Gaucho is poised to become the latest casualty on the high street, putting 1,500 jobs in doubt.
The group, which comprises the Gaucho and Cau restaurant chains, has filed a notice to appoint Deloitte as administrators after failing to agree a sale of the business.
The filing will give Gaucho protection from its creditors for a 10-day period, but it is expected to fall into administration soon.
It is possible that the Gaucho chain, which has 16 restaurants, could be salvaged from administration, with the 22 Cau restaurants closed for good.
A spokesman for Gaucho said: “Despite an extensive process which attracted proposals from a number of parties, it is with regret that, due to the complexities of the group’s legal structure, ongoing under-performance at Cau and the level of indebtedness, the directors have been unable to find an agreed, solvent solution.”

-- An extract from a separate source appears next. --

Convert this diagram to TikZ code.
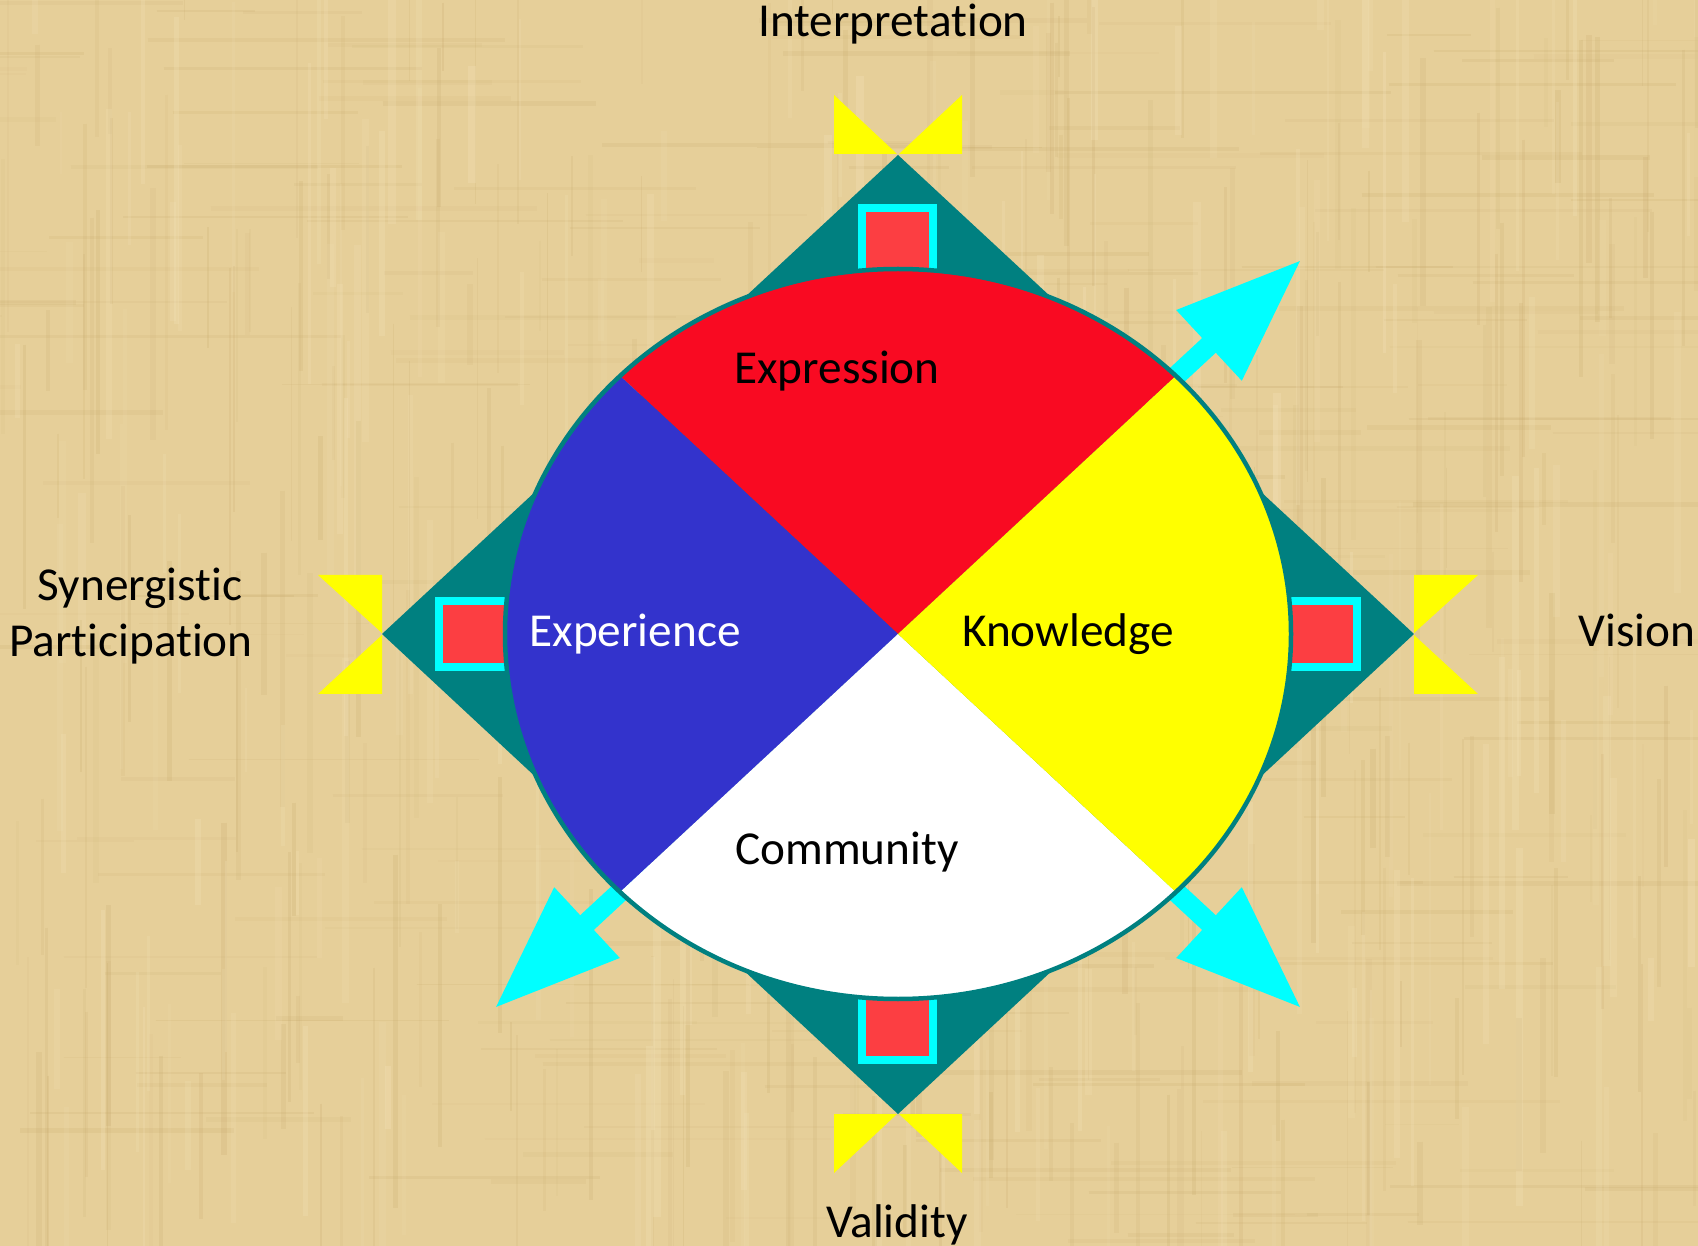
\documentclass[tikz,border=0pt]{standalone}
\usepackage{fontspec}
\setmainfont{Carlito}[Ligatures=NoCommon]
\definecolor{paper}{RGB}{230,207,153}
\definecolor{paperdark}{RGB}{196,166,104}
\definecolor{paperlight}{RGB}{246,230,190}
\definecolor{diamondteal}{RGB}{0,128,128}
\definecolor{sectred}{RGB}{249,10,34}
\definecolor{sectblue}{RGB}{51,51,204}
\definecolor{sectyellow}{RGB}{255,255,0}
\definecolor{boxred}{RGB}{252,62,66}
\definecolor{arrowcyan}{RGB}{0,255,255}
\tikzset{
  label/.style={font=\fontsize{26.9}{32}\selectfont, inner sep=0pt, anchor=base},
  bowtie/.style={fill=sectyellow},
  frame/.style={fill=arrowcyan},
  inbox/.style={fill=boxred},
  cyanarrow/.style={fill=arrowcyan},
}
\begin{document}
\begin{tikzpicture}[x=0.02cm, y=-0.02cm]
  % paper background
  \fill[paper] (0,0) rectangle (1698,1246);
  \useasboundingbox (0,0) rectangle (1698,1246);
  \begin{scope}
    \clip (0,0) rectangle (1698,1246);
    \pgfmathsetseed{17}
    \foreach \i in {1,...,320}{
      \pgfmathsetmacro\xx{rnd*1698}
      \pgfmathsetmacro\yy{rnd*1246-100}
      \pgfmathsetmacro\ll{60+rnd*300}
      \pgfmathsetmacro\ww{(1+rnd*5)*0.02}
      \pgfmathsetmacro\op{0.06+rnd*0.14}
      \draw[paperdark, line width=\ww cm, opacity=\op] (\xx,\yy) -- ++(0,\ll);
    }
    \foreach \i in {1,...,260}{
      \pgfmathsetmacro\xx{rnd*1698-100}
      \pgfmathsetmacro\yy{rnd*1246}
      \pgfmathsetmacro\ll{60+rnd*300}
      \pgfmathsetmacro\ww{(1+rnd*4)*0.02}
      \pgfmathsetmacro\op{0.05+rnd*0.12}
      \draw[paperdark, line width=\ww cm, opacity=\op] (\xx,\yy) -- ++(\ll,0);
    }
    \foreach \i in {1,...,220}{
      \pgfmathsetmacro\xx{rnd*1698}
      \pgfmathsetmacro\yy{rnd*1246-100}
      \pgfmathsetmacro\ll{60+rnd*300}
      \pgfmathsetmacro\ww{(2+rnd*6)*0.02}
      \pgfmathsetmacro\op{0.08+rnd*0.18}
      \draw[paperlight, line width=\ww cm, opacity=\op] (\xx,\yy) -- ++(0,\ll);
    }
  \end{scope}

  % teal diamond
  \fill[diamondteal] (898,155) -- (1414,634) -- (898,1114) -- (382,634) -- cycle;

  % yellow bow ties at the four corners
  \fill[bowtie] (834,95) -- (834,154) -- (897,154) -- cycle;
  \fill[bowtie] (962,95) -- (962,154) -- (899,154) -- cycle;
  \fill[bowtie] (834,1114) -- (897,1114) -- (834,1173) -- cycle;
  \fill[bowtie] (962,1114) -- (899,1114) -- (962,1173) -- cycle;
  \fill[bowtie] (318,575) -- (382,575) -- (382,633) -- cycle;
  \fill[bowtie] (318,694) -- (382,694) -- (382,635) -- cycle;
  \fill[bowtie] (1478,575) -- (1414,575) -- (1414,633) -- cycle;
  \fill[bowtie] (1478,694) -- (1414,694) -- (1414,635) -- cycle;

  % framed red squares
  \fill[frame] (858,204) rectangle (937,300);
  \fill[inbox] (865.7,211.7) rectangle (929.3,300);
  \fill[frame] (858,968) rectangle (937,1064);
  \fill[inbox] (865.7,968) rectangle (929.3,1056.3);
  \fill[frame] (435,597) rectangle (530,671);
  \fill[inbox] (442.7,604.7) rectangle (530,663.3);
  \fill[frame] (1266,597) rectangle (1361,671);
  \fill[inbox] (1266,604.7) rectangle (1353.3,663.3);

  % cyan arrows leaving the wheel
  \foreach \px/\py/\ang in {1176/376/42.85, 1176/892/-42.85, 620/892/222.85}{
    \begin{scope}[shift={(\px,\py)}, rotate=\ang]
      \fill[cyanarrow] (-40,-10) -- (45,-10) -- (45,-48.25) -- (169,0)
        -- (45,48.25) -- (45,10) -- (-40,10) -- cycle;
    \end{scope}
  }

  % four-part wheel
  \coordinate (C) at (898,634);
  \fill[sectred] (C) -- ++(225:393 and 365) arc[start angle=225, end angle=315, x radius=393, y radius=365] -- cycle;
  \fill[sectblue] (C) -- ++(135:393 and 365) arc[start angle=135, end angle=225, x radius=393, y radius=365] -- cycle;
  \fill[white] (C) -- ++(45:393 and 365) arc[start angle=45, end angle=135, x radius=393, y radius=365] -- cycle;
  \fill[sectyellow] (C) -- ++(-45:393 and 365) arc[start angle=-45, end angle=45, x radius=393, y radius=365] -- cycle;
  \draw[diamondteal, line width=0.09cm] (C) ellipse [x radius=393, y radius=365];

  % labels
  \node[label] (expr) at (837,384) {Expression};
  \node[label, text=white] (expe) at (635,647) {Experience};
  \node[label] (know) at (1068,647) {Knowledge};
  \node[label] (comm) at (847,864) {Community};
  \node[label] (interp) at (893,37) {Interpretation};
  \node[label] (valid) at (897,1237) {Validity};
  \node[label] (vision) at (1637,647) {Vision};
  \node[label] (syn1) at (140,601) {Synergistic};
  \node[label] (syn2) at (131,657) {Participation};
\end{tikzpicture}
\end{document}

Gaucho is the latest in a string of consumer-facing business to face strain on the high street.
A colossal 50,000 jobs have been axed in the first half of the year as retail workers bore the brunt of hundreds of store closures.
In the past few months, House of Fraser has put more than 6,000 jobs at risk with a radical store closure plan, while Poundworld has plunged into administration, endangering a further 5,100.
It adds to Toys R Us and Maplin, which collapsed earlier this year, while the likes of Prezzo, Byron and Jamie’s Italian have shut restaurants and culled hundreds of jobs.